Tickling girls is fun, even for guys who aren't "into" it. Or else they wouldn't do it.
 
Once you tell him what you like, what turns you on, etc, your boyfriend will likely grow to enjoy it. Knowing he's turning you on and will likely end up getting laid is enough for most guys, but the problem with most relationships is people expect that leaving little hints or something will get the other person to understand what it is they want.

Unfortunately, most people cannot read minds, especially males, so the simpler you make things, the better. Communication is key, as they say.
 
burying a fantasy will never make it a reality

Just to explain myself better: I would feel completely comfortable telling him, that's not my issue. I'm a strong believer in Blake's "Poison Tree" theory which basically says: to nurture a fantasy, bury it; to kill a fantasy, bring it out in the open.

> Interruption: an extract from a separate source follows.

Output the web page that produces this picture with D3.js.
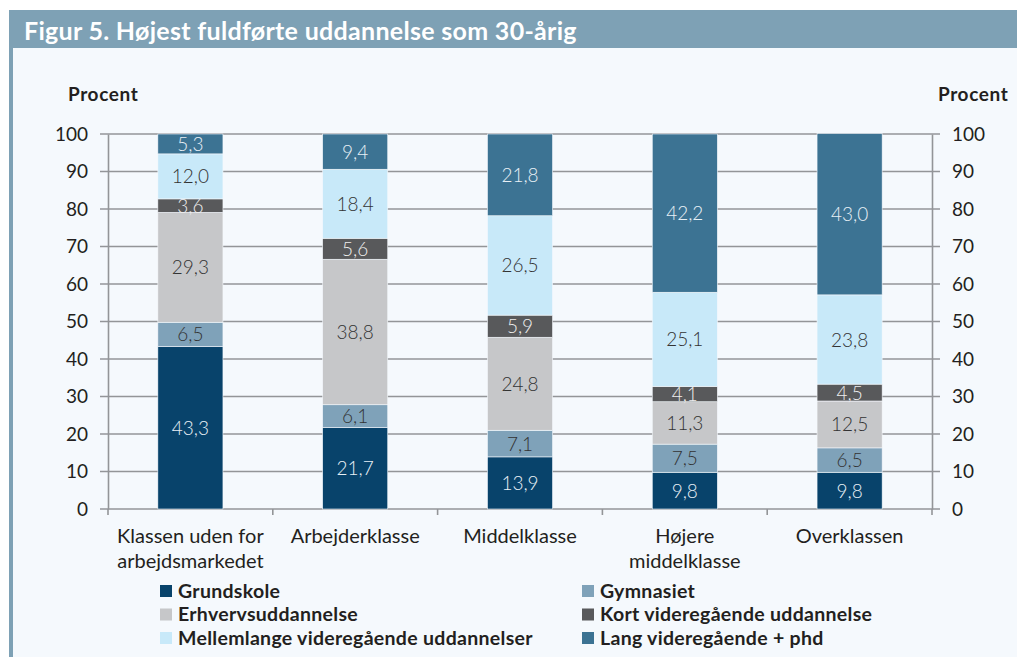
<!DOCTYPE html>
<html>
<head>
<meta charset="utf-8">
<script src="https://cdn.jsdelivr.net/npm/d3@7"></script>
<style>
  body { margin: 0; background: #fff; }
  svg { display: block; font-family: Lato, "Open Sans", sans-serif; }
</style>
</head>
<body>
<svg width="1017" height="657"></svg>
<script>
// data
var categories = [["Klassen uden for", "arbejdsmarkedet"], ["Arbejderklasse"], ["Middelklasse"], ["Højere", "middelklasse"], ["Overklassen"]];
var seriesNames = ["Grundskole", "Gymnasiet", "Erhvervsuddannelse", "Kort videregående uddannelse", "Mellemlange videregående uddannelser", "Lang videregående + phd"];
var grundskole = [43.3, 21.7, 13.9, 9.8, 9.8];
var gymnasiet = [6.5, 6.1, 7.1, 7.5, 6.5];
var erhverv = [29.3, 38.8, 24.8, 11.3, 12.5];
var kort = [3.6, 5.6, 5.9, 4.1, 4.5];
var mellemlange = [12.0, 18.4, 26.5, 25.1, 23.8];
var lang = [5.3, 9.4, 21.8, 42.2, 43.0];
var yTicks = [0, 10, 20, 30, 40, 50, 60, 70, 80, 90, 100];

var colors = ["#08436b", "#7fa2b9", "#c6c7c9", "#58595b", "#c8e9f9", "#3c7393"];
var labelColors = ["#e8f0f6", "#333333", "#333333", "#eeeeee", "#333333", "#e8f0f6"];

var svg = d3.select("svg");

// title bar and panel
svg.append("rect").attr("x", 9).attr("y", 10).attr("width", 1008).attr("height", 647).attr("fill", "#7ea1b5");
svg.append("rect").attr("x", 13).attr("y", 48).attr("width", 1004).attr("height", 609).attr("fill", "#f5f9fd");
svg.append("text")
    .attr("x", 24).attr("y", 40)
    .attr("fill", "#fff")
    .style("font-size", "25px").style("font-weight", "bold").style("letter-spacing", "0.3px")
    .text("Figur 5. Højest fuldførte uddannelse som 30-årig");

var rows = seriesNames.map(function(name, i) { return {name: name}; });
var table = categories.map(function(c, j) {
  return {cat: j, Grundskole: grundskole[j], Gymnasiet: gymnasiet[j], Erhvervsuddannelse: erhverv[j],
    "Kort videregående uddannelse": kort[j], "Mellemlange videregående uddannelser": mellemlange[j],
    "Lang videregående + phd": lang[j]};
});

var x = d3.scaleBand().domain(d3.range(categories.length)).range([108, 932]).paddingInner(0.605).paddingOuter(0.3025);
var xEdge = d3.scaleBand().domain(d3.range(categories.length)).range([108, 932]);
var y = d3.scaleLinear().domain([0, 100]).range([509, 134]);

var axisColor = "#939598";

// gridlines
svg.append("g").selectAll("line").data(yTicks).enter().append("line")
    .attr("x1", 100).attr("x2", 940)
    .attr("y1", function(d) { return y(d); }).attr("y2", function(d) { return y(d); })
    .attr("stroke", axisColor).attr("stroke-width", 1.6);

// bars
var stacked = d3.stack().keys(seriesNames)(table);
var layer = svg.append("g").selectAll("g").data(stacked).enter().append("g")
    .attr("fill", function(d, i) { return colors[i]; });

layer.selectAll("rect").data(function(d) { return d; }).enter().append("rect")
    .attr("x", function(d) { return x(d.data.cat); })
    .attr("width", x.bandwidth())
    .attr("y", function(d) { return y(d[1]); })
    .attr("height", function(d) { return y(d[0]) - y(d[1]); })
    .attr("stroke", "#f5f9fd").attr("stroke-width", 0.6);

layer.each(function(s, i) {
  d3.select(this).selectAll("text").data(s).enter().append("text")
      .attr("x", function(d) { return x(d.data.cat) + x.bandwidth() / 2; })
      .attr("y", function(d) { return (y(d[0]) + y(d[1])) / 2 + 7; })
      .attr("text-anchor", "middle")
      .attr("fill", labelColors[i])
      .style("font-size", "19px").style("font-weight", 300)
      .text(function(d) { return d3.format(".1f")(d[1] - d[0]).replace(".", ","); });
});

// axes
var left = svg.append("g").attr("transform", "translate(108,0)")
    .call(d3.axisLeft(y).tickValues(yTicks).tickSize(0).tickPadding(20));
var right = svg.append("g").attr("transform", "translate(932,0)")
    .call(d3.axisRight(y).tickValues(yTicks).tickSize(0).tickPadding(20));
[left, right].forEach(function(a) {
  a.select(".domain").attr("stroke", axisColor).attr("stroke-width", 1.6);
  a.selectAll("text").style("font-size", "19px").style("font-family", "Lato, sans-serif").attr("fill", "#231f20");
});

var bottom = svg.append("g").attr("transform", "translate(0,509)")
    .call(d3.axisBottom(xEdge).tickValues([]).tickSizeOuter(0));
bottom.select(".domain").remove();
bottom.selectAll("line.edge").data(d3.range(categories.length + 1)).enter().append("line")
    .attr("class", "edge")
    .attr("x1", function(d) { return d < categories.length ? xEdge(d) : xEdge.range()[1]; })
    .attr("x2", function(d) { return d < categories.length ? xEdge(d) : xEdge.range()[1]; })
    .attr("y1", 0).attr("y2", 6)
    .attr("stroke", axisColor).attr("stroke-width", 1.6);

// category labels
var catLabel = svg.append("g").selectAll("text").data(categories).enter().append("text")
    .attr("x", function(d, i) { return xEdge(i) + xEdge.bandwidth() / 2; })
    .attr("y", 543)
    .attr("text-anchor", "middle")
    .attr("fill", "#231f20")
    .style("font-size", "20px");
catLabel.selectAll("tspan").data(function(d) { return d; }).enter().append("tspan")
    .attr("x", function() { return d3.select(this.parentNode).attr("x"); })
    .attr("dy", function(d, i) { return i ? 25 : 0; })
    .text(function(d) { return d; });

// axis titles
svg.append("text").attr("x", 68).attr("y", 101).attr("fill", "#231f20")
    .style("font-size", "19px").style("font-weight", "bold").style("letter-spacing", "0.6px").text("Procent");
svg.append("text").attr("x", 938).attr("y", 101).attr("fill", "#231f20")
    .style("font-size", "19px").style("font-weight", "bold").style("letter-spacing", "0.6px").text("Procent");

// legend
var legend = svg.append("g").selectAll("g").data(rows).enter().append("g")
    .attr("transform", function(d, i) { return "translate(" + (i % 2 ? 582 : 160) + "," + (585 + Math.floor(i / 2) * 23.5) + ")"; });
legend.append("rect").attr("width", 12).attr("height", 12)
    .attr("fill", function(d, i) { return colors[i]; });
legend.append("text").attr("x", 18).attr("y", 12.5)
    .attr("fill", "#231f20")
    .style("font-size", "19.5px").style("font-weight", "bold").style("letter-spacing", "0.3px")
    .text(function(d) { return d.name; });
</script>
</body>
</html>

HONESTY, COMMUNICATION and NEGOTIATION are some of the keys to a successful relationship. games kill relationships, not foster them. unfortunately, sometimes you have to have difficult discussions. to open up and be honest with your partner, whether you get exactly what you want, some of what you want or none of what you want, and come to a resolution that you can both live with will only deepen your relationship.

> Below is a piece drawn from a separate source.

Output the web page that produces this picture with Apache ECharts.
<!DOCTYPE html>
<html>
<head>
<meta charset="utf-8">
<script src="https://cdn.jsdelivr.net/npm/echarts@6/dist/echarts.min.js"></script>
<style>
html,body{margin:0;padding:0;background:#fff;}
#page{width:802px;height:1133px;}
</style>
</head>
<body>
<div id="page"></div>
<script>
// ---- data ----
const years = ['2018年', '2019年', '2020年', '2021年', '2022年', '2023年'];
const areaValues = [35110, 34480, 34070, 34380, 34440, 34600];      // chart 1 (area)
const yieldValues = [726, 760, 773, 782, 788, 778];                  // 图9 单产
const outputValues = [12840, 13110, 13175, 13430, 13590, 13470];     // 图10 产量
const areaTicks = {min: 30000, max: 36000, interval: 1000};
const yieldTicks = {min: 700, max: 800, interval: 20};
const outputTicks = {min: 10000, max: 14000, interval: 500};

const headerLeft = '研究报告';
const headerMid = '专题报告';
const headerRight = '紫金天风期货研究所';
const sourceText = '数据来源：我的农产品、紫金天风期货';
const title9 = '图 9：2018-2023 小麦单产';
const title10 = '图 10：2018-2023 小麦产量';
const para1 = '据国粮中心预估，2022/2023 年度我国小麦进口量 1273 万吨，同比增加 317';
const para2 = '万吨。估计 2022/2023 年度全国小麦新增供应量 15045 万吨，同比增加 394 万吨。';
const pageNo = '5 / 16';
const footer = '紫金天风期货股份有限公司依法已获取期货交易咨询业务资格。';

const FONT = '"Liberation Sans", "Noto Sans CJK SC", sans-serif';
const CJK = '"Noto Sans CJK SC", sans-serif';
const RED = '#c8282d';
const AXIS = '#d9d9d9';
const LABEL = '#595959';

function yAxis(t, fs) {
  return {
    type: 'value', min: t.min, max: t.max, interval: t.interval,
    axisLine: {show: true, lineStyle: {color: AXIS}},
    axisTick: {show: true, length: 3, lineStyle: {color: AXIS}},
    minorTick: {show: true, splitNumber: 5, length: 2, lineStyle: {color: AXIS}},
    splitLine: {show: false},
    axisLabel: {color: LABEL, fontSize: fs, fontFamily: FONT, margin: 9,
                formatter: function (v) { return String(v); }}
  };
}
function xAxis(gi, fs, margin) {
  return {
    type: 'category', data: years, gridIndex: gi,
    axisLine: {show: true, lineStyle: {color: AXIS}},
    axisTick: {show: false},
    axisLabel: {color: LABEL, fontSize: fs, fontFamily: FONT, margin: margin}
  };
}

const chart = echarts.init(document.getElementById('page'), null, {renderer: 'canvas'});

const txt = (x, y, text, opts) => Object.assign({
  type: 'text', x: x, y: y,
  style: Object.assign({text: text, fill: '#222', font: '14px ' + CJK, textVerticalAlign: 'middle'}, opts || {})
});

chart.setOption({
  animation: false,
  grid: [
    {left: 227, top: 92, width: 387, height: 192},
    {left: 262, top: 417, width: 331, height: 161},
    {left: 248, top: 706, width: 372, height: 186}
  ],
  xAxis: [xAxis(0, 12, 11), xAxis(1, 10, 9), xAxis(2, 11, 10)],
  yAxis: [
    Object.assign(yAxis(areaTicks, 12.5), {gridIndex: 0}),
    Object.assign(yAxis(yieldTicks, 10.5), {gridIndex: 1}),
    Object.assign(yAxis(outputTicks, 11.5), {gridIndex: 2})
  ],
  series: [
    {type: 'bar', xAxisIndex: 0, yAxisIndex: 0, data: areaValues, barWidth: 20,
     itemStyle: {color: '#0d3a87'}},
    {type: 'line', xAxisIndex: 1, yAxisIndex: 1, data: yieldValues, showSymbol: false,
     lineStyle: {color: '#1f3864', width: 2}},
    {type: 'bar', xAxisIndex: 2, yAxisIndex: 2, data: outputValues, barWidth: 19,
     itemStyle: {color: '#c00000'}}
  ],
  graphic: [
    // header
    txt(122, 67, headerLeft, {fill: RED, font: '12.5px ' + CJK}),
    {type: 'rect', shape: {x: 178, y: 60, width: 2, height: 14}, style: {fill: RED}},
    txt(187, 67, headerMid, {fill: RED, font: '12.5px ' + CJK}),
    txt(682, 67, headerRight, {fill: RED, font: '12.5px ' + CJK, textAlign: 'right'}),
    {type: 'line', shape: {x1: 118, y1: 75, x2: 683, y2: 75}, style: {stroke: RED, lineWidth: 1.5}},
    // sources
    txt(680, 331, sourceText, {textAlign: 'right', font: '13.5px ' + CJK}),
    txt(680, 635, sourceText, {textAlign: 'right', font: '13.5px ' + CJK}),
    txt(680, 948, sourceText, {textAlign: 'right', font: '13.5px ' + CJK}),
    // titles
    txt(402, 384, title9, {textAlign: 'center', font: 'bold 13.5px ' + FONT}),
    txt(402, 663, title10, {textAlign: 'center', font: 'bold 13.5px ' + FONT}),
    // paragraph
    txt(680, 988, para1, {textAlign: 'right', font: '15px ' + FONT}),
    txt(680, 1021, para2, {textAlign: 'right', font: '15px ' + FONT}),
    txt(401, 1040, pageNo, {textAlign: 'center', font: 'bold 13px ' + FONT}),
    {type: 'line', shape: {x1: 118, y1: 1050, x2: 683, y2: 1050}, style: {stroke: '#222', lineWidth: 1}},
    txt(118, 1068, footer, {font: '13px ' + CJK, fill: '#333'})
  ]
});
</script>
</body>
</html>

personally, i think Blake's "Poison Tree" theory is a crock. burying your wants, needs and desires only stymie you and build resentment when your needs aren't being met. burying your fantasy because you think that's the only way to keep it alive is only going to keep it alive as a fantasy and will never allow that fantasy to translate into reality. sit down with your partner as equals and be honest about what you want. if you don't ask for what you want, you're probably not going to get it. to try to weasel your partner into tickling you and having him want to do it without you having any knowledge of whether he's done it before or has any desire to do it now, is dishonest and, in a sense, non-consensual. i don't mean to be harsh, but your relationship has a much greater chance of success if you're not manipulating him to get what you want.